Visit Everglades City and the Ten Thousand Islands of Southwest Florida, the Everglades

ALLIGATOR ALLEY

by Denise Wauters

There’s a story locals know that doesn’t always get told right.

Before Interstate 75, before the fences and service plazas, there was a narrow road cutting across the Everglades. Two lanes, no rush, and more wildlife than traffic most days. That road is Old U.S. 41. And for a long time, that’s what people meant when they said Alligator Alley.

Drive it today and it doesn’t feel like a highway. It feels rustic. Wide open. Sawgrass stretching out in every direction, broken up by stands of trees rising just above the waterline.

Those stands of trees are called hammocks when they are in the middle of a swamp — slightly higher ground where the animals gather to drink and live. Once you notice them, you start to understand how everything out here works. Where there’s a hammock, there’s life.
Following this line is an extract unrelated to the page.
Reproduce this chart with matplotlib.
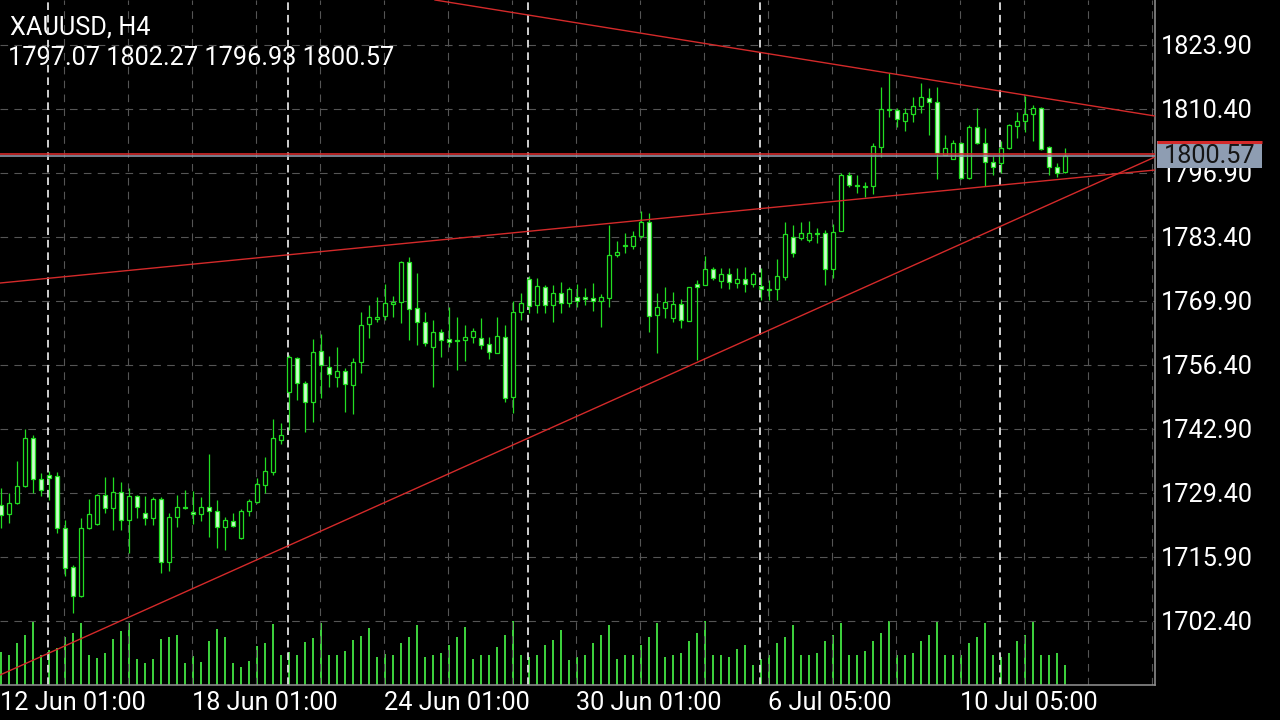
import numpy as np
import matplotlib
matplotlib.use("Agg")
import matplotlib.pyplot as plt
from matplotlib.patches import Rectangle
from matplotlib.transforms import blended_transform_factory

plt.rcParams['font.family'] = ['Roboto', 'DejaVu Sans']
plt.rcParams['lines.scale_dashes'] = False

symbol = "XAUUSD, H4"

# H4 bars, 12 Jun 01:00 .. 14 Jul
opens = [
    1726.9, 1725.0, 1727.3, 1730.9, 1741.0, 1732.4, 1733.2, 1733.0, 1722.0, 1713.8,
    1707.7, 1722.0, 1722.9, 1729.0, 1726.2, 1729.6, 1723.7, 1728.8, 1725.2, 1724.1,
    1728.1, 1714.8, 1724.3, 1726.4, 1725.4, 1725.0, 1726.4, 1725.6, 1722.2, 1723.5,
    1719.9, 1725.6, 1727.5, 1731.1, 1733.8, 1740.6, 1750.7, 1757.9, 1752.6, 1748.6,
    1759.4, 1756.0, 1753.9, 1755.1, 1752.2, 1757.0, 1765.0, 1766.1, 1766.7, 1769.3,
    1769.7, 1778.1, 1768.4, 1765.5, 1760.2, 1763.4, 1761.9, 1761.7, 1761.7, 1762.3,
    1762.1, 1760.8, 1758.9, 1762.3, 1749.7, 1767.6, 1774.5, 1769.1, 1772.9, 1769.1,
    1771.6, 1769.5, 1770.7, 1770.7, 1770.5, 1769.9, 1770.5, 1779.6, 1781.5, 1781.5,
    1783.6, 1786.6, 1766.9, 1768.4, 1766.3, 1769.3, 1765.7, 1773.5, 1773.3, 1776.6,
    1774.1, 1775.6, 1773.7, 1774.5, 1773.5, 1773.1, 1772.4, 1772.4, 1774.9, 1783.4,
    1783.2, 1782.8, 1784.2, 1784.2, 1776.6, 1784.7, 1796.5, 1794.4, 1794.2, 1794.2,
    1802.4, 1810.4, 1810.2, 1807.9, 1809.4, 1811.0, 1812.7, 1811.9, 1800.7, 1799.9,
    1803.2, 1795.8, 1806.6, 1803.2, 1799.2, 1799.0, 1802.2, 1806.8, 1807.9, 1809.4,
    1810.6, 1802.4, 1798.2, 1797.07,
]
highs = [
    1730.5, 1729.4, 1736.2, 1742.9, 1741.6, 1733.6, 1734.0, 1733.8, 1723.7, 1714.2,
    1724.1, 1728.1, 1729.2, 1732.8, 1732.8, 1731.7, 1730.5, 1729.0, 1728.8, 1728.6,
    1728.6, 1725.2, 1729.0, 1730.0, 1729.8, 1728.6, 1737.6, 1727.9, 1724.3, 1725.2,
    1726.0, 1728.1, 1732.6, 1737.0, 1745.0, 1744.2, 1758.5, 1758.1, 1753.0, 1761.9,
    1763.0, 1758.4, 1760.2, 1755.8, 1757.9, 1767.6, 1769.0, 1770.7, 1773.5, 1771.0,
    1778.3, 1779.2, 1775.8, 1767.6, 1765.9, 1764.0, 1768.6, 1766.5, 1764.8, 1764.2,
    1766.3, 1762.3, 1766.5, 1764.8, 1769.9, 1771.6, 1775.2, 1774.8, 1773.3, 1773.3,
    1773.9, 1772.9, 1773.5, 1772.6, 1773.7, 1771.4, 1785.9, 1782.5, 1784.2, 1784.7,
    1788.9, 1788.5, 1771.6, 1772.9, 1771.8, 1770.3, 1772.9, 1774.3, 1779.4, 1777.1,
    1776.9, 1776.9, 1776.9, 1777.1, 1776.0, 1776.9, 1774.3, 1778.8, 1786.6, 1785.9,
    1786.6, 1786.8, 1785.3, 1784.9, 1786.1, 1796.9, 1797.1, 1796.5, 1795.0, 1803.2,
    1815.0, 1818.0, 1810.6, 1810.6, 1812.9, 1815.9, 1814.8, 1815.0, 1804.9, 1803.9,
    1803.4, 1807.0, 1810.6, 1806.4, 1800.5, 1803.6, 1807.2, 1809.8, 1813.1, 1811.2,
    1810.8, 1802.6, 1799.0, 1802.27,
]
lows = [
    1722.0, 1723.1, 1727.1, 1730.7, 1729.4, 1728.8, 1727.9, 1721.0, 1711.9, 1704.1,
    1707.5, 1721.8, 1722.6, 1725.2, 1721.6, 1721.6, 1716.7, 1724.1, 1722.6, 1722.6,
    1712.5, 1712.9, 1722.2, 1726.0, 1722.9, 1723.5, 1720.1, 1717.8, 1717.4, 1722.2,
    1719.7, 1724.5, 1727.3, 1729.4, 1733.2, 1739.7, 1742.7, 1749.0, 1742.3, 1744.4,
    1749.4, 1751.8, 1751.8, 1746.5, 1746.1, 1754.7, 1762.1, 1765.5, 1765.9, 1766.5,
    1765.3, 1761.7, 1760.6, 1760.4, 1751.8, 1758.1, 1760.2, 1755.3, 1757.2, 1761.0,
    1759.8, 1757.7, 1758.9, 1748.6, 1746.3, 1765.9, 1767.4, 1767.4, 1767.4, 1765.5,
    1767.4, 1768.6, 1768.6, 1769.1, 1767.8, 1764.4, 1768.6, 1779.2, 1780.0, 1780.9,
    1783.2, 1763.4, 1758.9, 1766.3, 1765.5, 1764.2, 1765.7, 1757.5, 1773.3, 1774.3,
    1772.6, 1772.4, 1772.6, 1771.8, 1772.9, 1770.1, 1770.1, 1770.1, 1774.3, 1779.2,
    1782.8, 1782.4, 1782.1, 1773.3, 1774.7, 1784.7, 1793.9, 1792.7, 1791.8, 1792.5,
    1800.3, 1808.7, 1806.6, 1805.8, 1807.7, 1809.6, 1804.9, 1795.6, 1800.7, 1799.9,
    1795.6, 1795.6, 1803.0, 1794.2, 1796.5, 1796.9, 1802.0, 1804.3, 1805.6, 1803.6,
    1801.8, 1796.5, 1796.1, 1796.93,
]
closes = [
    1724.8, 1727.3, 1730.9, 1741.0, 1732.4, 1730.0, 1732.6, 1722.0, 1713.6, 1707.7,
    1722.0, 1725.0, 1729.0, 1726.2, 1729.6, 1723.7, 1728.8, 1726.4, 1724.1, 1728.1,
    1714.8, 1724.3, 1726.4, 1726.2, 1725.0, 1726.4, 1725.6, 1722.2, 1723.7, 1722.4,
    1725.6, 1727.7, 1731.3, 1734.0, 1741.0, 1741.6, 1758.1, 1752.6, 1748.6, 1759.2,
    1756.3, 1754.5, 1755.1, 1752.4, 1757.0, 1764.8, 1766.5, 1766.5, 1769.5, 1769.7,
    1778.1, 1768.2, 1765.5, 1761.0, 1763.4, 1761.7, 1761.3, 1761.5, 1762.3, 1763.6,
    1760.6, 1759.1, 1762.5, 1749.4, 1767.6, 1769.5, 1768.8, 1773.1, 1769.1, 1771.6,
    1769.5, 1772.4, 1769.9, 1770.3, 1769.9, 1770.7, 1779.6, 1780.2, 1781.7, 1783.6,
    1786.6, 1766.7, 1768.6, 1769.7, 1769.3, 1765.9, 1772.9, 1772.9, 1776.6, 1774.7,
    1775.6, 1773.9, 1774.5, 1773.5, 1775.6, 1772.4, 1772.2, 1775.2, 1784.0, 1780.0,
    1784.2, 1784.2, 1784.0, 1776.6, 1784.5, 1796.5, 1794.4, 1794.2, 1794.0, 1802.6,
    1810.4, 1810.2, 1808.3, 1809.6, 1811.0, 1812.9, 1811.9, 1801.1, 1802.2, 1803.2,
    1795.8, 1806.6, 1803.2, 1799.2, 1798.2, 1802.2, 1807.0, 1807.9, 1809.4, 1810.6,
    1802.0, 1798.2, 1796.9, 1800.57,
]
# tick volume (relative)
volumes = [
    33, 30, 42, 50, 64, 30, 35, 37, 48, 52, 62, 30, 27, 32, 46, 54, 62, 26, 22, 26,
    46, 48, 50, 22, 29, 23, 44, 56, 48, 22, 18, 24, 39, 42, 61, 30, 33, 30, 43, 47,
    62, 30, 30, 34, 45, 49, 57, 28, 31, 30, 42, 48, 60, 28, 30, 32, 40, 48, 58, 26,
    30, 30, 38, 50, 64, 30, 28, 30, 40, 45, 55, 25, 28, 30, 42, 50, 60, 26, 30, 30,
    40, 48, 62, 28, 30, 32, 44, 52, 64, 30, 30, 28, 36, 40, 20, 26, 30, 42, 48, 60,
    30, 30, 32, 44, 50, 62, 30, 30, 34, 44, 52, 64, 30, 30, 32, 44, 50, 64, 30, 30,
    30, 42, 48, 62, 30, 28, 32, 44, 50, 64, 30, 30, 32, 20,
]

price_levels = [1702.40, 1715.90, 1729.40, 1742.90, 1756.40,
                1769.90, 1783.40, 1796.90, 1810.40, 1823.90]
date_labels = ["12 Jun 01:00", "18 Jun 01:00", "24 Jun 01:00",
               "30 Jun 01:00", "6 Jul 05:00", "10 Jul 05:00"]
date_label_bars = [0, 24, 48, 72, 96, 120]
week_start_bars = [6, 36, 66, 95, 125]

# trend lines as two anchor points (bar, price)
trend_lines = [
    [(54.25, 1833.39), (144.25, 1808.92)],
    [(-0.125, 1691.01), (144.25, 1800.27)],
    [(-0.125, 1773.69), (144.25, 1797.53)],
]
hline_price = 1801.0
bid = closes[-1]

BULL_EDGE = '#22dd22'
BEAR_FACE = '#ccffcc'
RED = '#d42a2a'
GRID = '#555555'
AXIS = '#8a8a8a'
FS = 18.2

fig = plt.figure(figsize=(12.8, 7.2), dpi=100, facecolor='black')
W, H = 1280.0, 720.0
plot_right = 1155
plot_bottom = 685

ax_vol = fig.add_axes([0, (H - plot_bottom) / H, plot_right / W, 70 / H])
ax = fig.add_axes([0, (H - plot_bottom) / H, plot_right / W, plot_bottom / H])
for a in (ax, ax_vol):
    a.set_facecolor('none')
    a.set_xlim(-0.125, (plot_right - 1) / 8.0)

n = len(opens)
x = np.arange(n)

# volume
ax_vol.bar(x, volumes, width=0.15, color='#3ccf3c', linewidth=0)
ax_vol.set_ylim(0, 70)
ax_vol.axis('off')

ax.set_ylim(1688.90, 1833.39)

# grid
for p in price_levels:
    ax.axhline(p, color=GRID, lw=0.8, ls=(0, (5.5, 4.5)), zorder=0)
for k in range(1, 19):
    ax.axvline(8 * k - 0.125, color=GRID, lw=0.8, ls=(0, (5.5, 4.5)), zorder=0)
for b in week_start_bars:
    ax.axvline(b - 0.125, color='#e0e0e0', lw=1.3, ls=(0, (5.5, 3.5)), zorder=1)

# candles
o = np.array(opens)
c = np.array(closes)
bull = c >= o
ax.vlines(x, lows, highs, color=BULL_EDGE, lw=0.9, zorder=2)
body_low = np.minimum(o, c)
body_h = np.maximum(np.abs(c - o), 0.12)
faces = ['black' if b else BEAR_FACE for b in bull]
ax.bar(x, body_h, bottom=body_low, width=0.62, color=faces,
       edgecolor=BULL_EDGE, linewidth=0.9, zorder=3)

# trend lines and horizontal lines
for p1, p2 in trend_lines:
    ax.axline(p1, p2, color=RED, lw=1.0, zorder=4)
ax.axhline(bid, color='#8c96a6', lw=1.2, zorder=4)
ax.axhline(hline_price, color=RED, lw=1.2, zorder=4)

# axes look
for s in ('top', 'left'):
    ax.spines[s].set_visible(False)
ax.spines['right'].set_color(AXIS)
ax.spines['bottom'].set_color(AXIS)
ax.spines['right'].set_linewidth(1.2)
ax.spines['bottom'].set_linewidth(1.2)

ax.yaxis.tick_right()
ax.set_yticks(price_levels)
ax.set_yticklabels(['%.2f' % p for p in price_levels])
ax.set_xticks([b - 0.125 for b in date_label_bars])
ax.set_xticklabels(date_labels, ha='left')
ax.tick_params(axis='both', length=0, colors='white', labelsize=FS)
ax.tick_params(axis='y', pad=4)
ax.tick_params(axis='x', pad=4)
for lbl in ax.get_xticklabels():
    lbl.set_x(lbl.get_position()[0])

# bid price label on the axis (covers part of the 1796.90 label, as on screen)
tr = blended_transform_factory(ax.transAxes, ax.transData)
x0 = 1157 / plot_right
wbox = 105 / plot_right
ax.add_patch(Rectangle((x0, 1797.9), wbox, 5.75, transform=tr,
                       facecolor='#8e9db2', edgecolor='none',
                       clip_on=False, zorder=6))
ax.plot([x0, x0 + wbox], [1803.5, 1803.5], transform=tr, color=RED,
        lw=2.2, clip_on=False, zorder=7, solid_capstyle='butt')
ax.text(x0 + wbox / 2, bid, '%.2f' % bid, transform=tr, ha='center',
        va='center', fontsize=FS, color='#151515', zorder=8)

# header
ohlc = '%.2f %.2f %.2f %.2f' % (opens[-1], highs[-1], lows[-1], closes[-1])
ax.text(10 / plot_right, 1 - 28 / plot_bottom, symbol, transform=ax.transAxes,
        color='white', fontsize=FS, va='center', ha='left', zorder=0.5)
ax.text(8 / plot_right, 1 - 58 / plot_bottom, ohlc, transform=ax.transAxes,
        color='white', fontsize=FS, va='center', ha='left', zorder=0.5)

fig.savefig('out.png', dpi=100, facecolor='black')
You’ll see birds lifting off in groups, turtles slipping into the water before you get too close, and alligators stretched out in the sun along the edges. Sometimes they don’t move. Sometimes they’re right where the road and the Everglades meet, like they’ve always been there and always will be.

That’s where the name came from. Not from a sign. Not from a plan. Just from people driving through and realizing they were sharing the road.

Most days, you’re alone out here. Even during the day, traffic is light. A few locals. Someone heading across the state. Maybe someone who chose this road on purpose instead of the faster way. It’s quieter. Slower. More casual.

Old 41 isn’t a road you rush across. You slow down. You look around. You notice things.

There’s only one place to stop, and even that feels like it belongs there instead of interrupting the road. You can step out, walk a boardwalk, stand still for a minute and actually hear the Everglades around you.

If you’ve brought a kayak, this is where you launch and paddle. If you’re fishing, you come with a plan. This isn’t a place you pass through without thinking about it.

Most people today hear Alligator Alley and think of Interstate 75 — the straight shot between Naples and Fort Lauderdale. It’s a toll road built to move traffic quickly across the state, and it does exactly that. You drive on. You drive off. That’s it.

But it’s not the road that earned the name.

That belongs to the old one.

Rustic. Wide open. A little quirky. A little nostalgic. The kind of place where you can stop, step out, and feel like you’re actually in the Everglades instead of just passing over it.

That’s why the name Alligator Alley belongs here. Not because of danger or drama — but because this road reminds you, quietly and unmistakably, that you’re a guest.